A Ação de Reparação estimou os danos materiais em R$ 9.900 — soma do valor do carro, da película e de acessórios novos instalados. Quanto à reparação moral, o autor pediu que o quantum arbitrado não fosse inferior a R$ 6 mil.
O estabelecimento apresentou defesa. Disse que o autor não provou ter feito compras no local naquela data e que não possui estacionamento exclusivo para clientes. Logo, não tem responsabilidade alguma pelos veículos estacionados no local.
A sentença
A pretora Janice Cainelli de Almeida, da 1ª Vara Cível de Torres, avaliou fotos e depoimentos, concluindo que o local é utilizado pelo supermercado para estacionamento e que o autor efetivamente esteve no estabelecimento naquele dia.
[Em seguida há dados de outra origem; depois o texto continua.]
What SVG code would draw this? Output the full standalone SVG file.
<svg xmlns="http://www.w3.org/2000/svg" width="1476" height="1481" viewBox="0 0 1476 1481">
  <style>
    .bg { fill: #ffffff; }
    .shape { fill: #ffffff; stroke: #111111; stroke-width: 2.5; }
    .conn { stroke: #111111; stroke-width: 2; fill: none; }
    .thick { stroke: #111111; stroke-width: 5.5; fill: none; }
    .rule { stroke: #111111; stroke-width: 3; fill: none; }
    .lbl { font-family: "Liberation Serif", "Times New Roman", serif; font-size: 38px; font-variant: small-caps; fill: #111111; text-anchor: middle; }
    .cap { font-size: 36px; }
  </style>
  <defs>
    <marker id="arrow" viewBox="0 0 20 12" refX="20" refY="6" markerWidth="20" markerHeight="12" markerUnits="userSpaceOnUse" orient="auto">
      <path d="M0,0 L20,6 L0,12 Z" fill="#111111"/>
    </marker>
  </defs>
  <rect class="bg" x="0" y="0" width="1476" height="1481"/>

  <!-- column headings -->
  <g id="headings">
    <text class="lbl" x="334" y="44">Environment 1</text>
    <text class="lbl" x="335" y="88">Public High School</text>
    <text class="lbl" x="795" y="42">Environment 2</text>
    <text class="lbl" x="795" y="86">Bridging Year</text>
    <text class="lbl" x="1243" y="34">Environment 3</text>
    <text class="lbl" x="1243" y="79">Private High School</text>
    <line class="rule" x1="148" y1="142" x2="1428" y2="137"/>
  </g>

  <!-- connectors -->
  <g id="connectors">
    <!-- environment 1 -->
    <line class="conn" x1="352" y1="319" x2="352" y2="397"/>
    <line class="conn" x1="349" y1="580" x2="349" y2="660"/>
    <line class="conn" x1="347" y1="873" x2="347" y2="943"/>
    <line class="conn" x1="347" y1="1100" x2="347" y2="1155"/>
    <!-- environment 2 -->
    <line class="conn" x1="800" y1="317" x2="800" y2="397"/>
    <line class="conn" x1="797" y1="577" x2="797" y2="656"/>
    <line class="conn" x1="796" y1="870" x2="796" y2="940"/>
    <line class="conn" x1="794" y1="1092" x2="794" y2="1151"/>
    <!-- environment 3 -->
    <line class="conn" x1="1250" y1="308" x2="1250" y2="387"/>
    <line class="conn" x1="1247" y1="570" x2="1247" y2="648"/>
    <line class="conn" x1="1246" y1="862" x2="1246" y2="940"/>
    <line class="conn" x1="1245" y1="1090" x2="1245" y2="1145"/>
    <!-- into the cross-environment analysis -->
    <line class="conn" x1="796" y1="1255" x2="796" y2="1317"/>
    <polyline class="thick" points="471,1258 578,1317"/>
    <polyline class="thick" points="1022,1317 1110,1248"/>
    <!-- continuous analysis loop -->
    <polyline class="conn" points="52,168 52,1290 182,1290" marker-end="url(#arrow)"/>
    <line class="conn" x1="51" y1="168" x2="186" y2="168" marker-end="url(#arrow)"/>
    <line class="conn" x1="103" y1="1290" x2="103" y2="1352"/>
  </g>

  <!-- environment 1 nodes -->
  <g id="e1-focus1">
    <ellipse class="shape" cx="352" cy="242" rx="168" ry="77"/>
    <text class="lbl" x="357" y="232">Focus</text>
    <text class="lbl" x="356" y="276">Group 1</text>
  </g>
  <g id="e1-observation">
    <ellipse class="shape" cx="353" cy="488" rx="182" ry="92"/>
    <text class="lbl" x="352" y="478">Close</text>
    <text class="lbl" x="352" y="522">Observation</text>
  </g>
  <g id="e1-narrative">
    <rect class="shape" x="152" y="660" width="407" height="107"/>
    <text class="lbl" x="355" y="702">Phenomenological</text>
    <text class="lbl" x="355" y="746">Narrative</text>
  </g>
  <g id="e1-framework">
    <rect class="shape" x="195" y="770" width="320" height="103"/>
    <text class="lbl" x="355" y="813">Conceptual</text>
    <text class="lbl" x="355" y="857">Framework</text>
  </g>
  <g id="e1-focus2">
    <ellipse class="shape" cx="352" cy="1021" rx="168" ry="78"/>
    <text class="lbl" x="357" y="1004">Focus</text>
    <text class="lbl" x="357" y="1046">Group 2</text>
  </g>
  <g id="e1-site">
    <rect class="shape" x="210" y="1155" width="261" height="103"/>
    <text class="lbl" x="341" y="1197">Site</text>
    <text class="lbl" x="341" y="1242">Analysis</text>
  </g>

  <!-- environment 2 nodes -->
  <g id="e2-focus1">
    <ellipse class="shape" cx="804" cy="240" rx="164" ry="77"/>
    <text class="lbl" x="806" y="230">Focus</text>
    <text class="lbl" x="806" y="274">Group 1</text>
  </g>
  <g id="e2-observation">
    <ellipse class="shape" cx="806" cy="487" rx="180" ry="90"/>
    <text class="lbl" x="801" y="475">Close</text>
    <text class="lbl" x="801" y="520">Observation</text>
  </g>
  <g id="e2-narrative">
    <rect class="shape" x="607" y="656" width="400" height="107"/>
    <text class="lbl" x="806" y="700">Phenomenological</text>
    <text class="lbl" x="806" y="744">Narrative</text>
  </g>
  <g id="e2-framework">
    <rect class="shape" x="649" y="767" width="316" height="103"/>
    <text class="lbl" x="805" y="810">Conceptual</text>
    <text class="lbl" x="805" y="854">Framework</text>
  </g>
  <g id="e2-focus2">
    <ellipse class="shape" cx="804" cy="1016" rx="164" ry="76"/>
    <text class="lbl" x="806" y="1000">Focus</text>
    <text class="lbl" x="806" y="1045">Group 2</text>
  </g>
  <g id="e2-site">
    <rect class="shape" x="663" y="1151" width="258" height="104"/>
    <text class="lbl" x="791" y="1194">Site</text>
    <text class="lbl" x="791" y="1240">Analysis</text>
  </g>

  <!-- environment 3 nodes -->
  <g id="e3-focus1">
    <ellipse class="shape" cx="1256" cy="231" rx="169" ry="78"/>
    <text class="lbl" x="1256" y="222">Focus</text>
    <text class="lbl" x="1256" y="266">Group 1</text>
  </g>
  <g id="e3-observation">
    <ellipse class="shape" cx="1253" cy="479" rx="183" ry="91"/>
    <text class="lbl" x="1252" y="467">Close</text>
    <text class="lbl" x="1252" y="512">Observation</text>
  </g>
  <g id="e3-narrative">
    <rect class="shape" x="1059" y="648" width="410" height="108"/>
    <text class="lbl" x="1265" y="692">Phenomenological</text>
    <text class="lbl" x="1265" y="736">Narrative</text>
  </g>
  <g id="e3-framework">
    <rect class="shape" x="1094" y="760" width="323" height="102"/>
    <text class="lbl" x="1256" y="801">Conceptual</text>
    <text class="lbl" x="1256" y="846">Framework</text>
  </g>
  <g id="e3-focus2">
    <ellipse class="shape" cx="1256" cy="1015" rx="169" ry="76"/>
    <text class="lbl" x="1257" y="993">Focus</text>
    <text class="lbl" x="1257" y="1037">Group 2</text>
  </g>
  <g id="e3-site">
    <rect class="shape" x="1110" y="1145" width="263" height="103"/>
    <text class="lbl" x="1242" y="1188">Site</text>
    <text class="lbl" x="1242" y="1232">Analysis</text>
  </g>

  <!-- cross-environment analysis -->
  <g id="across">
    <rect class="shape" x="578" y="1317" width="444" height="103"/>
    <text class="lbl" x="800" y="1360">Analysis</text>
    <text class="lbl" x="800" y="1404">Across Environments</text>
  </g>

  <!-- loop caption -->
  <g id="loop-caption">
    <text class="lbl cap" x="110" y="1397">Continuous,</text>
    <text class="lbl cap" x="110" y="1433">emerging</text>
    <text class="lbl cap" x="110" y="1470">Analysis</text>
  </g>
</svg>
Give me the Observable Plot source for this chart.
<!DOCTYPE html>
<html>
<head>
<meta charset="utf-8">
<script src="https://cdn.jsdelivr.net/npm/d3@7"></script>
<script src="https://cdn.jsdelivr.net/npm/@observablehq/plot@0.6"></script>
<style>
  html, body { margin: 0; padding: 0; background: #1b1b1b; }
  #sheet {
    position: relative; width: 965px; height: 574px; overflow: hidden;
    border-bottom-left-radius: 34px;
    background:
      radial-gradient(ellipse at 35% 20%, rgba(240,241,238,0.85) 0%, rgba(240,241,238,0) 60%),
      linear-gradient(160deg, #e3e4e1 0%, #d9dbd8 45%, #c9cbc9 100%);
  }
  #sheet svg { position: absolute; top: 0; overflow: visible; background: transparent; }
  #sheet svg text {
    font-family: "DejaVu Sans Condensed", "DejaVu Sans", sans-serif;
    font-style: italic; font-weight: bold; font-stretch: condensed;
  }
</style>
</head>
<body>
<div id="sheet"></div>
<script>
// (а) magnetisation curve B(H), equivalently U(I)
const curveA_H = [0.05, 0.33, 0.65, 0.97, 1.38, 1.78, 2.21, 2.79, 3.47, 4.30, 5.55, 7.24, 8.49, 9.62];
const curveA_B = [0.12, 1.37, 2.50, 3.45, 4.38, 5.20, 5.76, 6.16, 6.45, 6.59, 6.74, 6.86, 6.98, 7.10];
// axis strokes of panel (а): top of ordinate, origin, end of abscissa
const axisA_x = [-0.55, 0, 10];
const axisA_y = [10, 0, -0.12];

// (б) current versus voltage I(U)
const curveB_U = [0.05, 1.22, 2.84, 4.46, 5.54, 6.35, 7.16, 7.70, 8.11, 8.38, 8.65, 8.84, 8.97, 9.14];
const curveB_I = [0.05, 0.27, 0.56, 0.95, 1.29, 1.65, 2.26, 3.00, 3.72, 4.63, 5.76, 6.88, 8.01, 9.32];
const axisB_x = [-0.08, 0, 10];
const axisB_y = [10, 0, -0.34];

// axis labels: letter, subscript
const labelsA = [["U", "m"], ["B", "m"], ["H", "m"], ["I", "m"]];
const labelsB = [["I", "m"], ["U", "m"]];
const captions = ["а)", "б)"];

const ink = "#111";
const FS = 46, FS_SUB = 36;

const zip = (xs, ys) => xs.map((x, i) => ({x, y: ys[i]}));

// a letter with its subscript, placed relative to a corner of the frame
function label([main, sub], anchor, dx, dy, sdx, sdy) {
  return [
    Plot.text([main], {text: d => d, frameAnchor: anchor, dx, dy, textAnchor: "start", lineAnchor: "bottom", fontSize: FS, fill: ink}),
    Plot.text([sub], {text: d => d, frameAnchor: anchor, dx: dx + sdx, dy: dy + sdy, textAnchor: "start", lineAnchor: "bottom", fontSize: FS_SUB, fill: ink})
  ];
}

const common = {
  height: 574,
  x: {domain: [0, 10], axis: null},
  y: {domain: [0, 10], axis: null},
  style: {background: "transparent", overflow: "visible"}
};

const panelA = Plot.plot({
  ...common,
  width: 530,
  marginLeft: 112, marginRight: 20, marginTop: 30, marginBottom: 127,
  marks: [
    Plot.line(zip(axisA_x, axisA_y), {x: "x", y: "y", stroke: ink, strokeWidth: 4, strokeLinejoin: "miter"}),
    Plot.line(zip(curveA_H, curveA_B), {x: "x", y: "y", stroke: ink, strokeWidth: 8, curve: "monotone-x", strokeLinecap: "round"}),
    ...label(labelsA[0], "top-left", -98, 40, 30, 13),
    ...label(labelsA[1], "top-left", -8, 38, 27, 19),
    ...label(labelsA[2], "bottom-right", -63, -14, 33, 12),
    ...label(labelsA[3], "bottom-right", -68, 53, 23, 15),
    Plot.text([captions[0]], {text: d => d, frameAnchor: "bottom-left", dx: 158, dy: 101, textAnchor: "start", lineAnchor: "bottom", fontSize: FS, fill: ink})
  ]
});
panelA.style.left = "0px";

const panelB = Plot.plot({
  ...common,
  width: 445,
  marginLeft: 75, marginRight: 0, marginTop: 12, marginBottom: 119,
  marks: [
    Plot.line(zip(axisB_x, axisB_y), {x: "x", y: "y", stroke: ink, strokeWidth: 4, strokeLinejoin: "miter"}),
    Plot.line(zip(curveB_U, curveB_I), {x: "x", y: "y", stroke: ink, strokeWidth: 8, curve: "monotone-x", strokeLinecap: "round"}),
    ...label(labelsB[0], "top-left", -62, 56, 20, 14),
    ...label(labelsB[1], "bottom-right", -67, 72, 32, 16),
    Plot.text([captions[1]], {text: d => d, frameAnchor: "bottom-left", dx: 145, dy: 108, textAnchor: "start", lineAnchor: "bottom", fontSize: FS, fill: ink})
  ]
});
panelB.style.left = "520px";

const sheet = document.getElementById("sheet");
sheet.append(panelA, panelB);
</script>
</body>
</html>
Segundo a julgadora, se a empresa se beneficia do estacionamento para atrair clientela, deve assumir os riscos da atividade que explora. A jurisprudência do Superior Tribunal de Justiça, na Súmula 130, autoriza esse entendimento: ‘‘A empresa responde, perante o cliente, pela reparação de dano ou furto de veículo ocorrido em seu estacionamento”. O valor concedido pelo dano material foi de R$ 9.963,62.
O dano moral, entretanto, foi negado, sob o argumento de que o autor vivenciou mero dissabor, aborrecimento comum e usual decorrente de acontecimento ordinário nos tempos atuais. Logo, não houve agressão à personalidade ou à dignidade humana.
‘‘Só deve ser reputado como dano moral a dor, o vexame, o sofrimento ou a humilhação que, fugindo à normalidade, interfira no comportamento psicológico do indivíduo’’, justificou a julgadora.
As Apelações
Inconformado, o autor entrou recurso no Tribunal de Justiça e conseguiu o reconhecimento de dano moral, arbitrado em R$ 10 mil pelo julgador que decidiu monocraticamente. Para este, trata-se de dano moral puro, que independe de comprovação, pois decorre do próprio ilícito indenizável. A decisão foi atacada em novo Agravo, pelo estabelecimento comercial, mas restou mantida pela maioria dos integrantes da 9ª Câmara Cível.
O voto divergente partiu da desembargadora Íris Helena Medeiros Nogueira, para quem os dissabores experimentados pelo autor não são suficientes para a configuração de dano moral. Ou seja, não houve demonstração de abalo sofrido que pudesse ensejar reparação.
Conforme a julgadora, citando os ensinamentos de Sérgio Cavalieri Filho, a hipótese dos autos não é de dano moral puro. Isso por que o fato narrado não é suficientemente ofensivo a ponto de trazer o abalo moral como presunção natural.
‘‘Ora, se a ofensa é grave e, assim, justifica, por si só, o deferimento de indenização por dano moral, é possível concluir, contrariu sensu, que quando a ofensa não tiver tamanha gravidade o dano moral não se configura in re ipsa, necessitando, então, ser comprovado’’, emendou.
Foi com base neste voto, pedindo sua prevalência, que a empresa interpôs Embargos Infringentes no 5º Grupo Cível, que reúne os magistrados da 9ª e 10ª Câmaras Cíveis. No entanto, o recurso não foi aceito.